Does bold text on LinkedIn actually help engagement?

Used carefully, yes. Bold formatting draws the eye to the most important point in a post, increases skimmability, and signals structure. Posts with visual contrast in the first three lines - before the 'see more' cutoff - consistently show higher click-to-expand rates. However, overuse has the opposite effect: a post where everything is bolded looks like spam and gets ignored. Use bold for one or two key phrases per post, not as a wholesale replacement for strong writing.

Is LinkedIn text formatting safe to use?

Yes, from LinkedIn's terms-of-service perspective. Unicode characters are valid text and LinkedIn's platform accepts them. The risks are user-experience risks, not account risks: accessibility impact for screen-reader users, copy-paste breaking the characters, and the reputational risk of appearing to over-optimise. LinkedIn has not penalised accounts for using Unicode formatting.

Why does my bold LinkedIn text look like question marks or boxes on some devices?

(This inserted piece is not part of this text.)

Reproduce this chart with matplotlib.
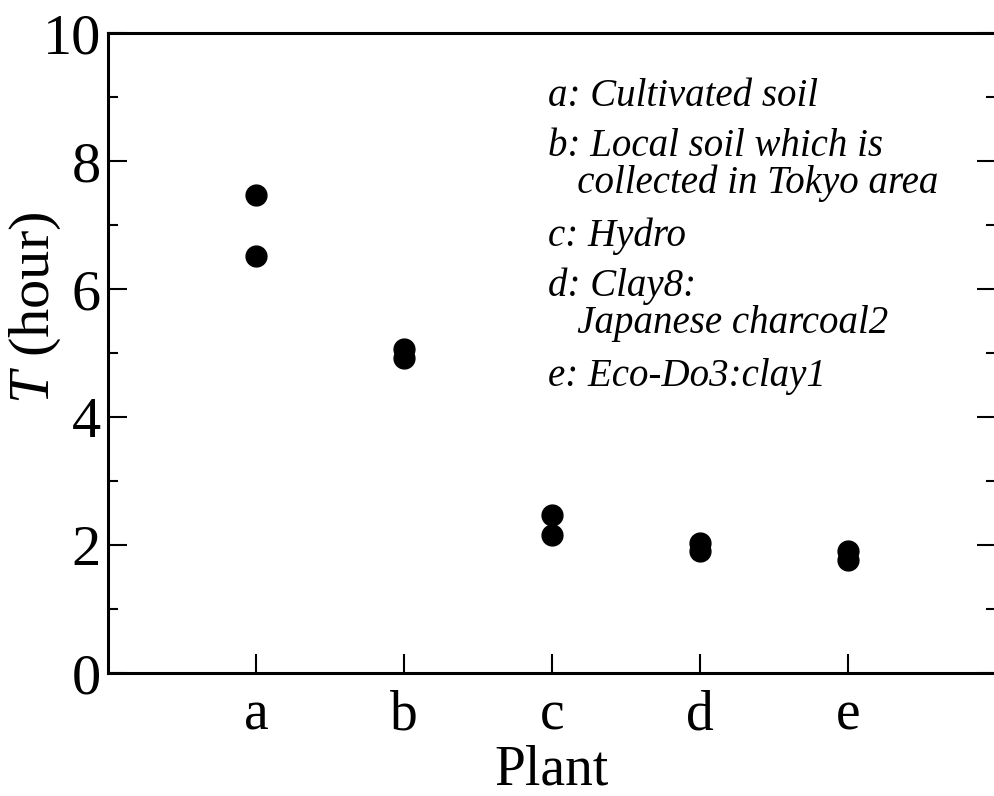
import numpy as np
import matplotlib
matplotlib.use("Agg")
import matplotlib.pyplot as plt

plt.rcParams["font.family"] = ["Liberation Serif", "DejaVu Serif"]
plt.rcParams["mathtext.fontset"] = "custom"
plt.rcParams["mathtext.it"] = "Liberation Serif:italic"
plt.rcParams["mathtext.rm"] = "Liberation Serif"

plants = ["a", "b", "c", "d", "e"]
t_first = [7.47, 5.06, 2.47, 2.03, 1.91]
t_second = [6.52, 4.92, 2.16, 1.90, 1.77]

legend_lines = [
    "a: Cultivated soil",
    "b: Local soil which is\n   collected in Tokyo area",
    "c: Hydro",
    "d: Clay8:\n   Japanese charcoal2",
    "e: Eco-Do3:clay1",
]
legend_tops = [0.930, 0.852, 0.711, 0.633, 0.492]

fig = plt.figure(figsize=(9.94, 7.96), dpi=100)
ax = fig.add_axes([108/994, 123/796, 888/994, 640/796])

x = np.arange(1, len(plants) + 1)
ax.plot(x, t_first, "o", color="black", markersize=15)
ax.plot(x, t_second, "o", color="black", markersize=15)

ax.set_xlim(0, 6)
ax.set_ylim(0, 10)
ax.set_xticks(x)
ax.set_xticklabels(plants)
ax.set_yticks(np.arange(0, 11, 2))
ax.set_yticks(np.arange(1, 10, 2), minor=True)

ax.tick_params(axis="y", which="major", direction="in", length=14, width=1.5,
               labelsize=42, pad=5, right=True)
ax.tick_params(axis="y", which="minor", direction="in", length=7, width=1.5,
               right=True)
ax.tick_params(axis="x", which="major", direction="in", length=14, width=1.5,
               labelsize=40, pad=12)

for s in ax.spines.values():
    s.set_linewidth(2.2)

ax.set_xlabel("Plant", fontsize=40, labelpad=2)
ax.set_ylabel("$T$ (hour)", fontsize=42, va="center")
ax.yaxis.set_label_coords(-73/888, (673-308)/640)

for txt, top in zip(legend_lines, legend_tops):
    ax.text(0.4955, top, txt, transform=ax.transAxes, fontsize=28,
            style="italic", va="top", ha="left", linespacing=1.0)

fig.savefig("out.png", dpi=100)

Some older devices or operating systems do not have fonts that include the full Unicode Mathematical Alphanumeric range. When a font does not contain a character, it falls back to a box or question mark. This is more common on older Android devices and certain email clients. It is not fixable from your end - it is a font-support issue on the viewer's device.

Can I use the LinkedIn text formatter for my company page?

Yes. Unicode formatting works on both personal profiles and LinkedIn Company Pages. The same limitations apply: accessibility impact, copy-paste issues, and inconsistent rendering on older clients. For company pages, the accessibility consideration carries extra weight, as brands have a broader responsibility to accessible communication.